Copy exactly, and only, the lines between the line holding "Clone this chart in Chart.js." and the line holding "const yTitle = ['Percentage", inclusive; skip the pictures.
--- start ---
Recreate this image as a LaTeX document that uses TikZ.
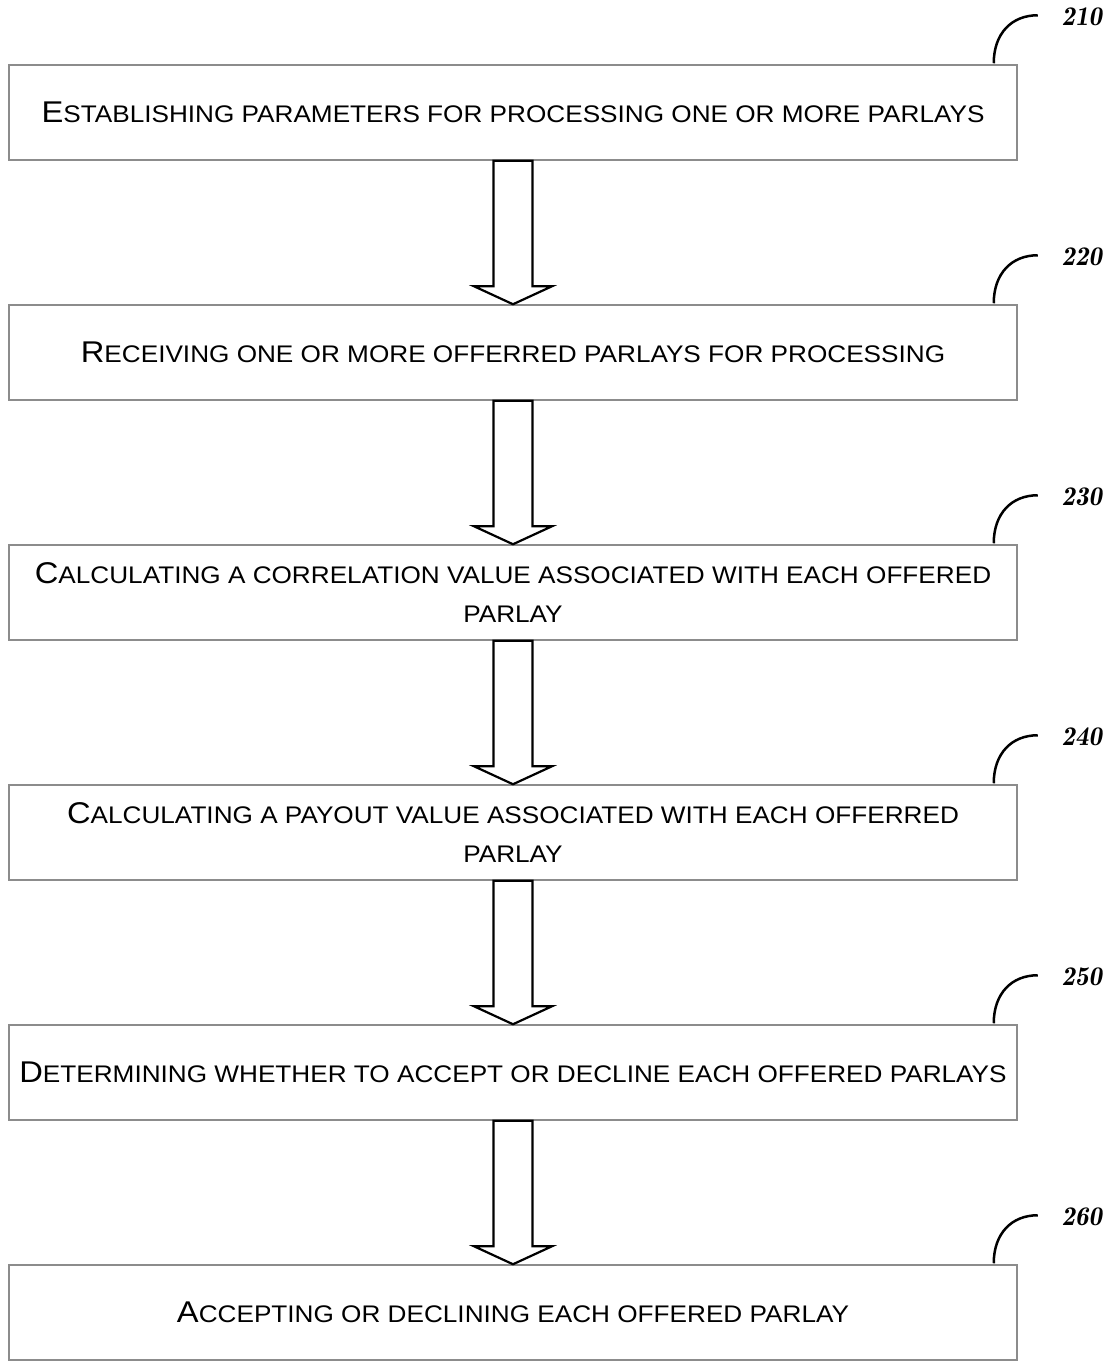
\documentclass[tikz,border=0pt]{standalone}
\usepackage{fontspec}
\setmainfont{Liberation Sans}
\newfontfamily\boxfont[FakeStretch=1.09]{Liberation Sans}
\usetikzlibrary{calc}
% small-caps look: large initial capital, smaller capitals for the rest
\newcommand\initcap[1]{{\fontsize{30}{39}\selectfont #1}}
\newcommand\restcaps[1]{{\fontsize{24}{39}\selectfont #1}}
\newcommand\stepnum[1]{{\fontfamily{lmr}\fontsize{27}{30}\selectfont\bfseries\itshape #1}}
\tikzset{
  stepbox/.style={draw=black!45, line width=1.5pt, minimum width=1008pt, minimum height=95pt,
    inner sep=0pt, align=center, font=\boxfont\fontsize{24}{39}\selectfont},
  blockarrow/.style={draw=black, line width=2.2pt, fill=white, line join=miter},
  leader/.style={draw=black, line width=2.5pt},
  refnum/.style={inner sep=0pt}
}
% hollow block arrow from the bottom of one box to the top of the next
\newcommand\flowarrow[2]{%
  \draw[blockarrow]
    ($(#1.south)+(-19.5,0)$) -- ($(#2.north)+(-19.5,-18)$) -- ($(#2.north)+(-39,-18)$)
    -- (#2.north) -- ($(#2.north)+(39,-18)$) -- ($(#2.north)+(19.5,-18)$)
    -- ($(#1.south)+(19.5,0)$) -- cycle;}
% curved leader line rising from the box top to its reference number
\newcommand\refmark[2]{%
  \coordinate (#1foot) at ($(#1.north east)+(-24,-1)$);
  \node[refnum] (#1num) at ($(#1.north east)+(64,-47)$) {\stepnum{#2}};
  \coordinate (#1end) at ($(#1.north east)+(20,-49)$);
  \draw[leader] (#1foot) .. controls ($(#1foot)+(0,-30)$) and ($(#1end)+(-26,0)$) .. (#1end);}
\begin{document}
\begin{tikzpicture}[x=1pt,y=-1pt]
  \useasboundingbox[fill=white] (0,0) rectangle (1119,1361);
  \node[stepbox] (s1) at (513,112.5) {\initcap{E}\restcaps{STABLISHING PARAMETERS FOR PROCESSING ONE OR MORE PARLAYS}};
  \node[stepbox] (s2) at (513,352.5) {\initcap{R}\restcaps{ECEIVING ONE OR MORE OFFERRED PARLAYS FOR PROCESSING}};
  \node[stepbox] (s3) at (513,592.5) {\initcap{C}\restcaps{ALCULATING A CORRELATION VALUE ASSOCIATED WITH EACH OFFERED}\\\restcaps{PARLAY}};
  \node[stepbox] (s4) at (513,832.5) {\initcap{C}\restcaps{ALCULATING A PAYOUT VALUE ASSOCIATED WITH EACH OFFERRED}\\\restcaps{PARLAY}};
  \node[stepbox] (s5) at (513,1072.5) {\initcap{D}\restcaps{ETERMINING WHETHER TO ACCEPT OR DECLINE EACH OFFERED PARLAYS}};
  \node[stepbox] (s6) at (513,1312.5) {\initcap{A}\restcaps{CCEPTING OR DECLINING EACH OFFERED PARLAY}};
  \flowarrow{s1}{s2}
  \flowarrow{s2}{s3}
  \flowarrow{s3}{s4}
  \flowarrow{s4}{s5}
  \flowarrow{s5}{s6}
  \refmark{s1}{210}
  \refmark{s2}{220}
  \refmark{s3}{230}
  \refmark{s4}{240}
  \refmark{s5}{250}
  \refmark{s6}{260}
\end{tikzpicture}
\end{document}
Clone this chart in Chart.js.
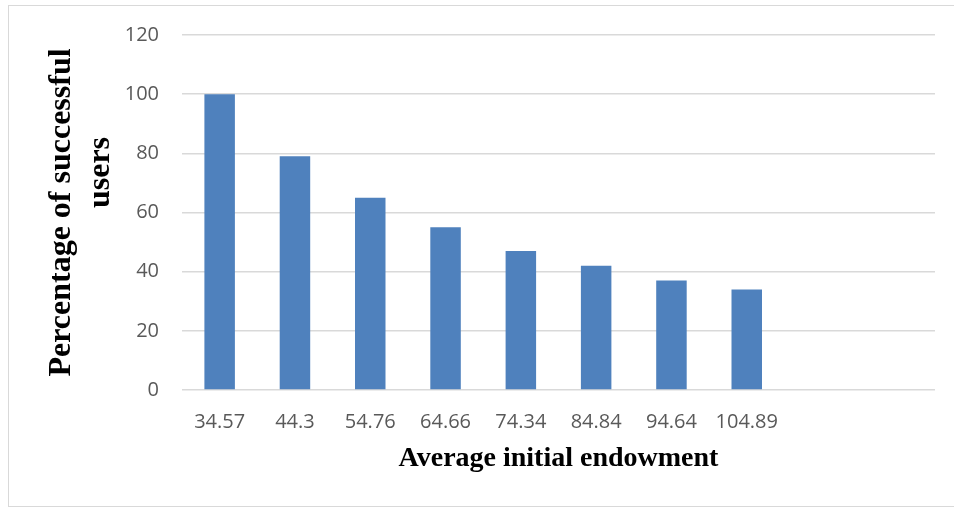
<!DOCTYPE html>
<html>
<head>
<meta charset="utf-8">
<script src="https://cdn.jsdelivr.net/npm/chart.js@4/dist/chart.umd.min.js"></script>
<style>
  html, body { margin: 0; padding: 0; background: #fff; }
  body { width: 954px; height: 508px; position: relative; overflow: hidden; }
  #frame { position: absolute; left: 8px; top: 5px; width: 960px; height: 502px; border: 1px solid #d9d9d9; box-sizing: border-box; }
  #c { position: absolute; left: 0; top: 0; }
</style>
</head>
<body>
<div id="frame"></div>
<canvas id="c" width="954" height="508"></canvas>
<script>
// Share of users who succeed, by average initial endowment
const categories = ['34.57', '44.3', '54.76', '64.66', '74.34', '84.84', '94.64', '104.89', '', ''];
const successRate = [100, 79, 65, 55, 47, 42, 37, 34, null, null];
const yTicks = [0, 20, 40, 60, 80, 100, 120];

const xTitle = 'Average initial endowment';
const yTitle = ['Percentage of successful', '          users'];

new Chart(document.getElementById('c'), {
  type: 'bar',
  data: {
    labels: categories,
    datasets: [{
      data: successRate,
      backgroundColor: '#4F81BD',
      borderWidth: 0,
      barPercentage: 0.405,
      categoryPercentage: 1
    }]
  },
  options: {
    responsive: false,
    animation: false,
    layout: { padding: { top: 34, right: 19, left: 0, bottom: 0 } },
    plugins: { legend: { display: false }, tooltip: { enabled: false } },
    scales: {
      x: {
        grid: { display: false },
        border: { display: false },
        ticks: {
          color: '#595959',
          font: { family: 'Open Sans', size: 20 },
          padding: 12,
          maxRotation: 0,
          autoSkip: false
        },
        title: {
          display: true,
          text: xTitle,
          color: '#000',
          font: { family: 'Liberation Serif', size: 28, weight: 'bold', lineHeight: 1.2 },
          padding: { top: 0, bottom: 32 }
        },
        afterFit: (s) => { s.height = 118; }
      },
      y: {
        min: 0,
        max: yTicks[yTicks.length - 1],
        border: { display: false },
        grid: { color: '#d9d9d9', lineWidth: 1.5, drawTicks: false },
        ticks: {
          stepSize: yTicks[1] - yTicks[0],
          color: '#595959',
          font: { family: 'Open Sans', size: 20 },
          padding: 23
        },
        title: {
          display: true,
          text: yTitle,
          color: '#000',
          font: { family: 'Liberation Serif', size: 32, weight: 'bold', lineHeight: 1.2 },
          padding: { top: 43, bottom: 0 }
        },
        afterFit: (s) => { s.width = 182; }
      }
    }
  }
});
</script>
</body>
</html>
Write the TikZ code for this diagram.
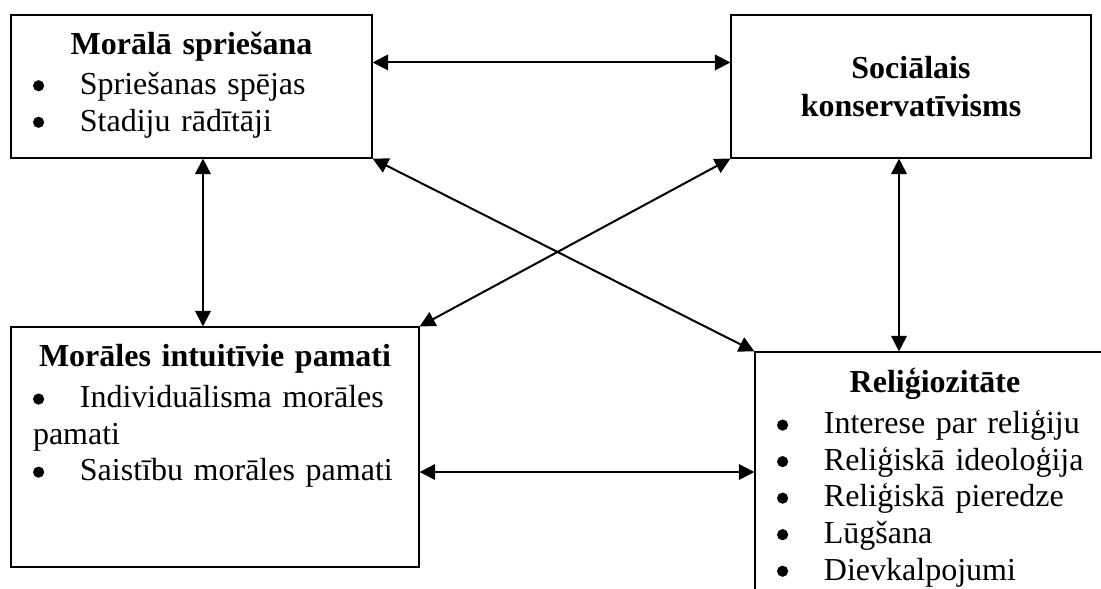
--- end ---
SOLVED EXERCISE ▸
Clone this chart in Chart.js.
<!DOCTYPE html>
<html>
<head>
<meta charset="utf-8">
<script src="https://cdn.jsdelivr.net/npm/chart.js@4/dist/chart.umd.min.js"></script>
<style>
  html, body { margin: 0; padding: 0; background: #fff; }
  body { width: 954px; height: 508px; position: relative; overflow: hidden; }
  #frame { position: absolute; left: 8px; top: 5px; width: 960px; height: 502px; border: 1px solid #d9d9d9; box-sizing: border-box; }
  #c { position: absolute; left: 0; top: 0; }
</style>
</head>
<body>
<div id="frame"></div>
<canvas id="c" width="954" height="508"></canvas>
<script>
// Share of users who succeed, by average initial endowment
const categories = ['34.57', '44.3', '54.76', '64.66', '74.34', '84.84', '94.64', '104.89', '', ''];
const successRate = [100, 79, 65, 55, 47, 42, 37, 34, null, null];
const yTicks = [0, 20, 40, 60, 80, 100, 120];

const xTitle = 'Average initial endowment';
const yTitle = ['Percentage of successful', '          users'];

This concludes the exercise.